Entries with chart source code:
* * * * *

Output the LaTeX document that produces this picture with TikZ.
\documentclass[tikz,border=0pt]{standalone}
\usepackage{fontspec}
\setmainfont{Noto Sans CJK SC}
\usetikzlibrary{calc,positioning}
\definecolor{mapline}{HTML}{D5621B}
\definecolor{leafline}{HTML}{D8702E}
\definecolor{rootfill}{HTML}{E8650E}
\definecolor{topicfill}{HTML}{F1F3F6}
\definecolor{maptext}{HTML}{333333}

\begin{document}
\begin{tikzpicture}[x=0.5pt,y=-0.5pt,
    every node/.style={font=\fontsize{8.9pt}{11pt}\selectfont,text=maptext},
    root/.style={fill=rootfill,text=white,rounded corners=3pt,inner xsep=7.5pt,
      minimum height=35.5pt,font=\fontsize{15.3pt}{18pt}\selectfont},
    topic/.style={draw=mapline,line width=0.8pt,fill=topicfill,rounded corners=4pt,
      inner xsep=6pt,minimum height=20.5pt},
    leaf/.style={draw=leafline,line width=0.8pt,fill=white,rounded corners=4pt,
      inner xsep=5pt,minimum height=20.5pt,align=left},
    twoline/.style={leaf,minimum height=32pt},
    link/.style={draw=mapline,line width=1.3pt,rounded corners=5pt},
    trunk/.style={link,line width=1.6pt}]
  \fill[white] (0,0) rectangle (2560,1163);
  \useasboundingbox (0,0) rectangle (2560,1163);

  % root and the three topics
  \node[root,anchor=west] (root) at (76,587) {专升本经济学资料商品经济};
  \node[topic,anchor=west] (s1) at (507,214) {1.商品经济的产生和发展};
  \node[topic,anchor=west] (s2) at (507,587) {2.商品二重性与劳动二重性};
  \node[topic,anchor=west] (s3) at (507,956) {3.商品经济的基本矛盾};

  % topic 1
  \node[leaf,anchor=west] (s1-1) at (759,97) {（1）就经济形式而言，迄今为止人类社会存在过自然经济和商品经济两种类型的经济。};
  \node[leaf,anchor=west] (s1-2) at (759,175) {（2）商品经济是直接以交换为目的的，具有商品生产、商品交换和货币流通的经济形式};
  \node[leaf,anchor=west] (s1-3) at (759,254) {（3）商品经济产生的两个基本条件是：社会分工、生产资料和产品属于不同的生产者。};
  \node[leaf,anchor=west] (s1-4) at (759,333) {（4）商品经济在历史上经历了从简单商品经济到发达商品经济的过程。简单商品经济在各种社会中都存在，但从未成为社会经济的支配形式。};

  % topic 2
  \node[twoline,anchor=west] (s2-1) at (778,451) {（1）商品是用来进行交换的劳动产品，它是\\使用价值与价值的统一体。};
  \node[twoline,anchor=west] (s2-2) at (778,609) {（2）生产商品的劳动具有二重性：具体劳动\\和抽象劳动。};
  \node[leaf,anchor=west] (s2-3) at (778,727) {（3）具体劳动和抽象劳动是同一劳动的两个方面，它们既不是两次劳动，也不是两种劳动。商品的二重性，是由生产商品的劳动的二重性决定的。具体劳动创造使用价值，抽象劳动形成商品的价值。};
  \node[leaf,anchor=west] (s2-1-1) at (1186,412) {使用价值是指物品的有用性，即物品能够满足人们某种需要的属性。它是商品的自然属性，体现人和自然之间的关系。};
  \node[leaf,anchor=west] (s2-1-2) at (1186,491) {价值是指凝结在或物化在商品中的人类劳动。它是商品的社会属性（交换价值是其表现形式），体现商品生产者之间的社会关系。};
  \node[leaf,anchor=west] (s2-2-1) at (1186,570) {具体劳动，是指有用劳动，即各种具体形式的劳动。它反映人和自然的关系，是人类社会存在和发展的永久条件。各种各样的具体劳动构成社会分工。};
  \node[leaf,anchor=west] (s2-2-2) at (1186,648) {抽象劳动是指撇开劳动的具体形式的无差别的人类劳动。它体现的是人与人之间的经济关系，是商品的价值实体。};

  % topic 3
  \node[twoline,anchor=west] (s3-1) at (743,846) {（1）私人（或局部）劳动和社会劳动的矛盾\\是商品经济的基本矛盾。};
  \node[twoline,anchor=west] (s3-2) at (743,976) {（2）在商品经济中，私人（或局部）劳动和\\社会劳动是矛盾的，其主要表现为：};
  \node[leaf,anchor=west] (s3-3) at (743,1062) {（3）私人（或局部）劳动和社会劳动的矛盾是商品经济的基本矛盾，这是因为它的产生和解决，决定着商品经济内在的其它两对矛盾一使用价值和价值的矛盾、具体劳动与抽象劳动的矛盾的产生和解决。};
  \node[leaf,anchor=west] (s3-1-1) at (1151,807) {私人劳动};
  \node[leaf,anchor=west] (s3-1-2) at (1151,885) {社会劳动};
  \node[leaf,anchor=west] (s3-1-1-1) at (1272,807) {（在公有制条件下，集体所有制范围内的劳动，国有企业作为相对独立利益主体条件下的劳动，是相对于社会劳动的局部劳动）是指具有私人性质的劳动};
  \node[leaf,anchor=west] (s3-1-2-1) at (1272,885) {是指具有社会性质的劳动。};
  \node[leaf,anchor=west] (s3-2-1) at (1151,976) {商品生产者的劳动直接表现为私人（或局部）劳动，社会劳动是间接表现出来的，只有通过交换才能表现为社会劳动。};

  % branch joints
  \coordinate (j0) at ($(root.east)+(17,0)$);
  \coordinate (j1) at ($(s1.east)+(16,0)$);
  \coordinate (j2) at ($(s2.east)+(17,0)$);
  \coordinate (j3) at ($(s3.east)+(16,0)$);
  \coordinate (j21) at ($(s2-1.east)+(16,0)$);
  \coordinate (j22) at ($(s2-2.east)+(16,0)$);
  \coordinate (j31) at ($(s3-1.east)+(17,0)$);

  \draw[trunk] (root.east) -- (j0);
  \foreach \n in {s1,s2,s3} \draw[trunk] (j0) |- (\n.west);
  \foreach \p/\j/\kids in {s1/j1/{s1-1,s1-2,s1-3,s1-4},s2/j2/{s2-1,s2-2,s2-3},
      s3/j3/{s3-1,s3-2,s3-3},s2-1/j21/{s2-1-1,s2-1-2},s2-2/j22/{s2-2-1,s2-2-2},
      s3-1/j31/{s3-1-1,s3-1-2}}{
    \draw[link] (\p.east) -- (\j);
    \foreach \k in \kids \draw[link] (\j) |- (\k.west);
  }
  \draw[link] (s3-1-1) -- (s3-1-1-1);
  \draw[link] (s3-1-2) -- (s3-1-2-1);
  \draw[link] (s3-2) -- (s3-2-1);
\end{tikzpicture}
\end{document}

* * * * *

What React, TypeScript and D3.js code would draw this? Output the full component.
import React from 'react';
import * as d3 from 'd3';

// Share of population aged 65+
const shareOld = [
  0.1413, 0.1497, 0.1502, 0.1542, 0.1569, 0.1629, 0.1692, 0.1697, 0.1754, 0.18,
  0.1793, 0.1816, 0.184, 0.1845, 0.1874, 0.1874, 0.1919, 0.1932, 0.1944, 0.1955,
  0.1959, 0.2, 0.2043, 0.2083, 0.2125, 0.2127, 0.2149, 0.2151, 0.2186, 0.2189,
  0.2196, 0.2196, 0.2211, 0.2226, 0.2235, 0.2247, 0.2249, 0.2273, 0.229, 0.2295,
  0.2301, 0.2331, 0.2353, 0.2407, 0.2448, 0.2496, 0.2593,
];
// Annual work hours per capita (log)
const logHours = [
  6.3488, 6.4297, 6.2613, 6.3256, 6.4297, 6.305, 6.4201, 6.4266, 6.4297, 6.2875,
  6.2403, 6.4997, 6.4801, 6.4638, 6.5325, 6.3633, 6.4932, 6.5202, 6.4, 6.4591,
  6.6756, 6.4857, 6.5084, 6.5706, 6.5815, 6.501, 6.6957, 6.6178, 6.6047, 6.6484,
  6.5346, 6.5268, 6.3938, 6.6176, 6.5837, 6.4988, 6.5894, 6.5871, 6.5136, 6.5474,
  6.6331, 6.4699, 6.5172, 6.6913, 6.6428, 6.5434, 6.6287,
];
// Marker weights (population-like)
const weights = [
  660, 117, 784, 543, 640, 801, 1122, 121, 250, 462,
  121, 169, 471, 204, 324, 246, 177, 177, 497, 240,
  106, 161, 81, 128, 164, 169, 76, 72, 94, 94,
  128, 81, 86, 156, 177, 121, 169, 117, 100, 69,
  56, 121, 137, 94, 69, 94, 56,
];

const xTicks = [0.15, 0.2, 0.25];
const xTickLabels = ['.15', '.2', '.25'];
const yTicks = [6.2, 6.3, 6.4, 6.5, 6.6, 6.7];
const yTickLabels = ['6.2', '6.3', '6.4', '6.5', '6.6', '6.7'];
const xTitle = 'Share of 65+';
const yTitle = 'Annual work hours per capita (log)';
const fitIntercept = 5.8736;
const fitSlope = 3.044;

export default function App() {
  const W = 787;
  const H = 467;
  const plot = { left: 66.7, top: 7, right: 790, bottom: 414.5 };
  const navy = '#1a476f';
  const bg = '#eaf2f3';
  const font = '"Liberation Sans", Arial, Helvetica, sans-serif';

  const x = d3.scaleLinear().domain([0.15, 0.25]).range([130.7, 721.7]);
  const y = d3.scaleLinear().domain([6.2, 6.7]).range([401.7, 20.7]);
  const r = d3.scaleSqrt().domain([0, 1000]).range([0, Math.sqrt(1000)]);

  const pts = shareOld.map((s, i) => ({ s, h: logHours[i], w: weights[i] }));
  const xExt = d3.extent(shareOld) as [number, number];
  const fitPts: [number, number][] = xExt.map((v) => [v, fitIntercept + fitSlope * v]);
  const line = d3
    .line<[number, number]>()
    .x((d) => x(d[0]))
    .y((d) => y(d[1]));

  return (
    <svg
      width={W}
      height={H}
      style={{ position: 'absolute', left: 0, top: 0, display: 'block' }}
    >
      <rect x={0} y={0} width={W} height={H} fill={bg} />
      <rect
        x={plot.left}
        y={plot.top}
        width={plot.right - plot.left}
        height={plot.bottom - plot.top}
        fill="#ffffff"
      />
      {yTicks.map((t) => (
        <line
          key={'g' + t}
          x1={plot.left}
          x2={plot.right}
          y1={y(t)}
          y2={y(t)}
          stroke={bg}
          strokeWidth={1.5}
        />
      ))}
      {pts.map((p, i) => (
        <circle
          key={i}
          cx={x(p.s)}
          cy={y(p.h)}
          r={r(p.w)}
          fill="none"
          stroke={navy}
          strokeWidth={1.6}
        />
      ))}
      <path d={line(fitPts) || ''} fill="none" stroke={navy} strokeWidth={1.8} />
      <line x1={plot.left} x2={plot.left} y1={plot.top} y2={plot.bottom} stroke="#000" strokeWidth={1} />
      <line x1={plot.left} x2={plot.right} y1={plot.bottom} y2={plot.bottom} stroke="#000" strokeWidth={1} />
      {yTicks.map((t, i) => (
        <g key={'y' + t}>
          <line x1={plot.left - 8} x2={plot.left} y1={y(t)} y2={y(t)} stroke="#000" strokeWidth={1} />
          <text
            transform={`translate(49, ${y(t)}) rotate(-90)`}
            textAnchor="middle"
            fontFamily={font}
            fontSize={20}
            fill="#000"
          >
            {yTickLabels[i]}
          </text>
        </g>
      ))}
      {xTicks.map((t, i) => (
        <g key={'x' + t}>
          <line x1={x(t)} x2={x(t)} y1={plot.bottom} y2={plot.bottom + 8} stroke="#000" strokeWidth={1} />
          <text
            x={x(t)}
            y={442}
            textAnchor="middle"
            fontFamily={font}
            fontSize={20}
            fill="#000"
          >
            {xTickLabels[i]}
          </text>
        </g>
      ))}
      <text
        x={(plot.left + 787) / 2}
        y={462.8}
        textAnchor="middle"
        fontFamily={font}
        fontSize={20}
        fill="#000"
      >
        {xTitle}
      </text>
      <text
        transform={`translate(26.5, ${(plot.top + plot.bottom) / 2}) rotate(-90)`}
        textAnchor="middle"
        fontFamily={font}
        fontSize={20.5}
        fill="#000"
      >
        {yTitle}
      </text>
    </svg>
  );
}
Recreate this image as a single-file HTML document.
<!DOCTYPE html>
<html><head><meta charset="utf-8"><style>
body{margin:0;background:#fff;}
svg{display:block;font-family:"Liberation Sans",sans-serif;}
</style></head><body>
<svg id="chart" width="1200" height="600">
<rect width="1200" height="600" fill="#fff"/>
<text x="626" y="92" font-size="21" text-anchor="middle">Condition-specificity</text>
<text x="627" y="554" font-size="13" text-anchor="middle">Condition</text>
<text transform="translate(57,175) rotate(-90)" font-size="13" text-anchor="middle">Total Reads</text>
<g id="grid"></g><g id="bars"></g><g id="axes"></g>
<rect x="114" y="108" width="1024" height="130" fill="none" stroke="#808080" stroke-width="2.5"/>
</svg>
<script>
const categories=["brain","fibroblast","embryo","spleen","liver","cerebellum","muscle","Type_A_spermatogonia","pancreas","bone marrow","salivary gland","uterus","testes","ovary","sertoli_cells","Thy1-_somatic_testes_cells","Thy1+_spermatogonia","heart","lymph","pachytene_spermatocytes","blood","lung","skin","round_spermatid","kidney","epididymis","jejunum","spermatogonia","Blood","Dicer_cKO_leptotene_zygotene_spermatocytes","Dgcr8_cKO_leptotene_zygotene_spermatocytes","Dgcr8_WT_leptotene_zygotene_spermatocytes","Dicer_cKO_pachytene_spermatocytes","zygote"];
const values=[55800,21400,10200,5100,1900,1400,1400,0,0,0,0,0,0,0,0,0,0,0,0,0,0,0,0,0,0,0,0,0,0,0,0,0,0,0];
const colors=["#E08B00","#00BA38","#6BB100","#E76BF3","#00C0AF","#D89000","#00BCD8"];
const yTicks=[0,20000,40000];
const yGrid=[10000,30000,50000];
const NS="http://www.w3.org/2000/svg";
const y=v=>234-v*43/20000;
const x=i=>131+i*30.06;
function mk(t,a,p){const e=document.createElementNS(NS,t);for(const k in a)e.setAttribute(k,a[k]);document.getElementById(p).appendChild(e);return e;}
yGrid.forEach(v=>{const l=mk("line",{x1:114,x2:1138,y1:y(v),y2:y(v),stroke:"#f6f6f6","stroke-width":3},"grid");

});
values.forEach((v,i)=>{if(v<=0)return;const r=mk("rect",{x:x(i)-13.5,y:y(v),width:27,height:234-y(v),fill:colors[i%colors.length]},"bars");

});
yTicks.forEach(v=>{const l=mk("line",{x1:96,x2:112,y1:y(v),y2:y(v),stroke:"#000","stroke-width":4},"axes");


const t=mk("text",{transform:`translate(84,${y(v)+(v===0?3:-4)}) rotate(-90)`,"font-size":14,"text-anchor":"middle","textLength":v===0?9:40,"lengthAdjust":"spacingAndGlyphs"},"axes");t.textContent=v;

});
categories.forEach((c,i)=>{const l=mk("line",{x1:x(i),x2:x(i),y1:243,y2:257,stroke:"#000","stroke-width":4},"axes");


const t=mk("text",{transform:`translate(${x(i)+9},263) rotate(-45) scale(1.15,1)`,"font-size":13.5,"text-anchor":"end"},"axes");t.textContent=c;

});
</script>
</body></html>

* * * * *

What needs to be done | List the lines of the entries that include "Output".

Exercise solution |
Output the LaTeX document that produces this picture with TikZ.
What React, TypeScript and D3.js code would draw this? Output the full component.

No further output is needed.